Given that he’d made it so far into the selection process despite his connections and work history, he believed for years that he was dismissed because he was black.

“I really didn’t know why,” Gillespie said.

He learned just before the executions it was Weber County Attorney Robert Newey who had Gillespie removed — and it had nothing to do with his race.

“He said he was afraid the defense would use me as grounds to appeal the case because of who I knew and (Newey) didn’t want to risk it,” Gillespie said. 

Selby and Andrews were executed after they had exhausted their appeals. Gillespie had become the deputy director of the Board of Pardons and Parole and was there for both executions. He also announced to the media when Andrews was pronounced dead. 

EXECUTIONS AND MORE RACIAL TENSION

On Aug. 28, 1987, Selby was the first person in Utah to be executed by lethal injection. 

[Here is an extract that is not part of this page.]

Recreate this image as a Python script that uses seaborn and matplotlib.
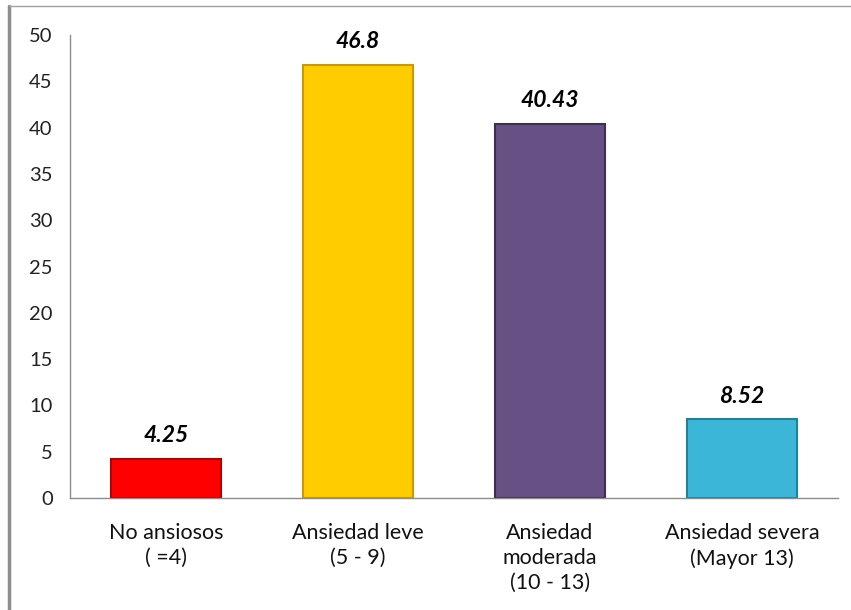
import matplotlib
matplotlib.use("Agg")
import matplotlib.pyplot as plt
import seaborn as sns
import pandas as pd
from matplotlib.lines import Line2D

categories = ["No ansiosos\n( =4)", "Ansiedad leve\n(5 - 9)", "Ansiedad\nmoderada\n(10 - 13)", "Ansiedad severa\n(Mayor 13)"]
values = [4.25, 46.8, 40.43, 8.52]
value_labels = ["4.25", "46.8", "40.43", "8.52"]
colors = ["#FF0000", "#FFCC00", "#675083", "#3BB6D9"]
edge_colors = ["#B00000", "#C89A00", "#3E2D55", "#21809E"]
yticks = [0, 5, 10, 15, 20, 25, 30, 35, 40, 45, 50]

sns.set_theme(style="white")
plt.rcParams['font.family'] = ['Lato', 'DejaVu Sans']

df = pd.DataFrame({"cat": categories, "val": values})

fig = plt.figure(figsize=(8.51, 6.10), dpi=100)
ax = fig.add_axes([70/851, 1-498/610, (838-70)/851, (498-35)/610])

sns.barplot(data=df, x="cat", y="val", hue="cat", palette=colors, legend=False,
            width=0.575, ax=ax, saturation=1)

for patch, ec in zip(ax.patches, edge_colors):
    patch.set_edgecolor(ec)
    patch.set_linewidth(1.5)

for i, (v, lab) in enumerate(zip(values, value_labels)):
    ax.annotate(lab, (i, v), xytext=(0, 9), textcoords="offset points",
                ha="center", va="bottom", fontsize=16.5, fontweight="bold",
                fontstyle="italic", color="black")

ax.set_ylim(0, 50)
ax.set_xlim(-0.5, 3.5)
ax.set_yticks(yticks)
ax.set_yticklabels([str(t) for t in yticks], fontsize=14.5, color="#222222")
ax.tick_params(axis="y", length=0, pad=12.5)
ax.tick_params(axis="x", length=0, pad=18, labelsize=15.5, labelcolor="#111111")
ax.set_xlabel("")
ax.set_ylabel("")
for lbl in ax.get_xticklabels():
    lbl.set_linespacing(1.3)
    lbl.set_va("top")

for s in ["top", "right"]:
    ax.spines[s].set_visible(False)
for s in ["left", "bottom"]:
    ax.spines[s].set_color("#8C8C8C")
    ax.spines[s].set_linewidth(1)

# outer frame lines
fig.add_artist(Line2D([9/851, 9/851], [0, 1-6/610], transform=fig.transFigure,
                      color="#8C8C8C", linewidth=2.5))
fig.add_artist(Line2D([9/851, 1], [1-6/610, 1-6/610], transform=fig.transFigure,
                      color="#A0A0A0", linewidth=1))

fig.savefig("out.png", dpi=100)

Andrews was executed on July 30, 1992. 

Earlier that year, four white Los Angeles police officers were acquitted in the beating of Rodney King. Racial tensions were high, riots broke out and resulted in the deaths of 53 people and over 2,000 injuries in California. Some held concerns that Andrews’ execution would draw violence to Utah.

Retired Standard-Examiner reporter Tim Gurrister was one of nine journalists selected to witness Andrews’ execution.

Gurrister said Utah’s law enforcement community was concerned that people from California would make a trip to Utah just to start riots.

“There was an incredible police presence (at the prison) such as I never saw before or ever since,” Gurrister said. Officers, dressed in camo gear, with dogs, assault rifles and riot gear, covered the prison inside and out. 

“There was a lot of talk at the time of his execution that William Andrews had found God, became a religious person,” Gurrister said. “That may have been true, judging by how calm, even cheerful, he was as he died.”

Andrews’ arms and legs were strapped down to a gurney, but he could still move his head freely.

“His head kept coming up smiling as he would blow kisses and mouth the words ’I love you’ to the two aunts who raised him,” Gurrister said. “This was as the chemicals were flowing into his arms.”

He said it was ”quite eerie.”

“Then (Andrews) went still, you could see his Adam's apple had stopped moving,” Gurrister said. “After that it was maybe another 20 minutes watching the chemicals in the tubes flow through the IVs before they pronounced him dead.”

More than four decades since the crime, it still ranks as one of the worst in Utah’s history. While Gurrister, Gillespie and Beesley had direct connections to the case, many in the community are like McClennan — they still remember how their world changed after April 22, 1974. 

Thursday, April 21, on the eve of the 42nd anniversary, dozens of people left messages with the Standard-Examiner about what they remembered from the Hi-Fi murders. 

Susan Coffey said via Facebook: “Dr. Naisbitt was my OBGYN at this time while I was pregnant with our first child. He stayed focused, compassionate, and strong, while seldom never missing an appointment. He realized how everyone was thinking about him and his family and was humble and grateful. He truly is a remarkable man and showed such faith through such a huge storm.”